Military Embedded Systems

New, FACE-compliant airborne autonomy system demonstrated by Navy, Lockheed Martin

News

April 07, 2014

John M. McHale III

Editorial Director

Military Embedded Systems

NATIONAL HARBOR, MD. Engineers at Lockheed Martin and the Office of Naval Research (ONR) completed a demonstration of an unmanned rotorcraft completing an autonomous approach and landing in an unprepared environment via the OPTIMUS mission system from Lockheed Martin. The system improves the aircraft's onboard intelligence enabling it to have advanced mission planning capability that can then be applied to current and future unmanned rotary wing aircraft. It does so by using an open architecture set up for Future Airborne Capability Environment (FACE) compliance.

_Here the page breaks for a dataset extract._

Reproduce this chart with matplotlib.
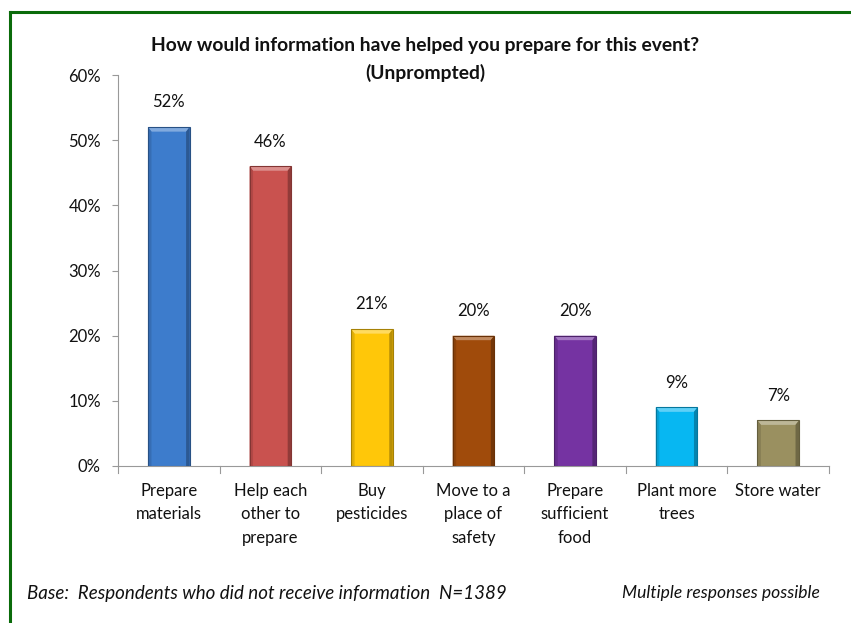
import matplotlib
matplotlib.use("Agg")
import matplotlib.pyplot as plt
from matplotlib.patches import Polygon
from matplotlib.lines import Line2D
import matplotlib.colors as mcolors
import numpy as np

categories = ["Prepare\nmaterials", "Help each\nother to\nprepare", "Buy\npesticides",
              "Move to a\nplace of\nsafety", "Prepare\nsufficient\nfood", "Plant more\ntrees",
              "Store water"]
values = [52, 46, 21, 20, 20, 9, 7]
bar_colors = ["#3d7ccc", "#c9524f", "#ffc709", "#a04b0b", "#7533a2", "#07b7f2", "#9a9060"]
y_ticks = [0, 10, 20, 30, 40, 50, 60]

FONT = "Lato"
W, H = 851, 623
fig = plt.figure(figsize=(W / 100, H / 100), dpi=100)
fig.patch.set_facecolor("white")

ax = fig.add_axes([118 / W, 1 - 466 / H, (829 - 118) / W, (466 - 75) / H])
x = np.arange(len(values))
bar_w = 0.41
bars = ax.bar(x, values, width=bar_w, color=bar_colors, zorder=2, linewidth=0)

ax.set_xlim(-0.5, len(values) - 0.5)
ax.set_ylim(0, 60)

# pixel -> data scale factors
px_x = (len(values)) / (829 - 118)
px_y = 60 / (466 - 75)


def shade(c, f):
    r, g, b = mcolors.to_rgb(c)
    if f >= 0:
        return (r + (1 - r) * f, g + (1 - g) * f, b + (1 - b) * f)
    return (r * (1 + f), g * (1 + f), b * (1 + f))


# bevelled look on each bar
for rect, c in zip(bars, bar_colors):
    x0 = rect.get_x()
    x1 = x0 + rect.get_width()
    top = rect.get_height()
    dx = 3.5 * px_x
    dy = 4.5 * px_y
    # top highlight
    ax.add_patch(Polygon([(x0, top), (x1, top), (x1 - dx, top - dy), (x0 + dx, top - dy)],
                         closed=True, facecolor=shade(c, 0.35), edgecolor="none", zorder=3))
    # left and right darker sides
    ax.add_patch(Polygon([(x0, 0), (x0, top), (x0 + dx, top - dy), (x0 + dx, 0)],
                         closed=True, facecolor=shade(c, -0.12), edgecolor="none", zorder=3))
    ax.add_patch(Polygon([(x1, 0), (x1, top), (x1 - dx, top - dy), (x1 - dx, 0)],
                         closed=True, facecolor=shade(c, -0.28), edgecolor="none", zorder=3))
    # outline
    ax.add_patch(plt.Rectangle((x0, 0), x1 - x0, top, facecolor="none",
                               edgecolor=shade(c, -0.35), linewidth=0.8, zorder=4))
    ax.annotate(f"{top:.0f}%", (rect.get_x() + rect.get_width() / 2, top),
                xytext=(0, 12), textcoords="offset points", ha="center", va="bottom",
                fontsize=12, family=FONT, color="#111111")

ax.set_yticks(y_ticks)
ax.set_yticklabels([f"{t}%" for t in y_ticks], fontsize=12, family=FONT, color="#111111")
ax.set_xticks(x)
ax.set_xticklabels(categories, fontsize=12, family=FONT, color="#111111", linespacing=1.6)
ax.tick_params(axis="x", length=0, pad=12)
ax.tick_params(axis="y", length=4.3, width=0.8, color="#999999", pad=8)

# category boundary ticks along the x axis
for b in np.arange(-0.5, len(values), 1.0):
    ax.plot([b, b], [0, -1.0], color="#999999", lw=0.8, clip_on=False, zorder=1)

for s in ["top", "right"]:
    ax.spines[s].set_visible(False)
for s in ["left", "bottom"]:
    ax.spines[s].set_color("#999999")
    ax.spines[s].set_linewidth(0.8)

fig.text(425 / W, 1 - 45 / H, "How would information have helped you prepare for this event?",
         ha="center", va="center", fontsize=13.9, fontweight="bold", family=FONT, color="#111111")
fig.text(425 / W, 1 - 73 / H, "(Unprompted)",
         ha="center", va="center", fontsize=13.9, fontweight="bold", family=FONT, color="#111111")

fig.text(27 / W, 1 - 593 / H, "Base:  Respondents who did not receive information  N=1389",
         ha="left", va="center", fontsize=13.5, style="italic", family=FONT, color="#111111")
fig.text(820 / W, 1 - 593 / H, "Multiple responses possible",
         ha="right", va="center", fontsize=12.6, style="italic", family=FONT, color="#111111")

# green frame on top and left
green = "#0a6b0a"
fig.add_artist(Line2D([10 / W, 10 / W], [0, 1 - 12 / H], color=green, lw=2.2,
                      transform=fig.transFigure))
fig.add_artist(Line2D([10 / W, 1], [1 - 12 / H, 1 - 12 / H], color=green, lw=2.2,
                      transform=fig.transFigure))

fig.savefig("out.png", dpi=100, facecolor="white")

The Autonomous Aerial Cargo/Utility System (AACUS) demonstration tested the OPTIMUS ssytem aboard a K-MAX unmanned helicopter. During the demonstration, an active duty Marine interfaced with the OPTIMUS system's handheld flight control device to finish a resupply mission. The system then planned, routed and executed the specific mission without needing user input.

FACE compliance enables additional mission modules to be added or removed without expensive overhauls to the system, according to Lockheed Martin officials.

The OPTIMUS system adds a multi-layer world model and active sensor control to improve onboard perception and understanding for any missions where operators have limited or no knowledge of the target location.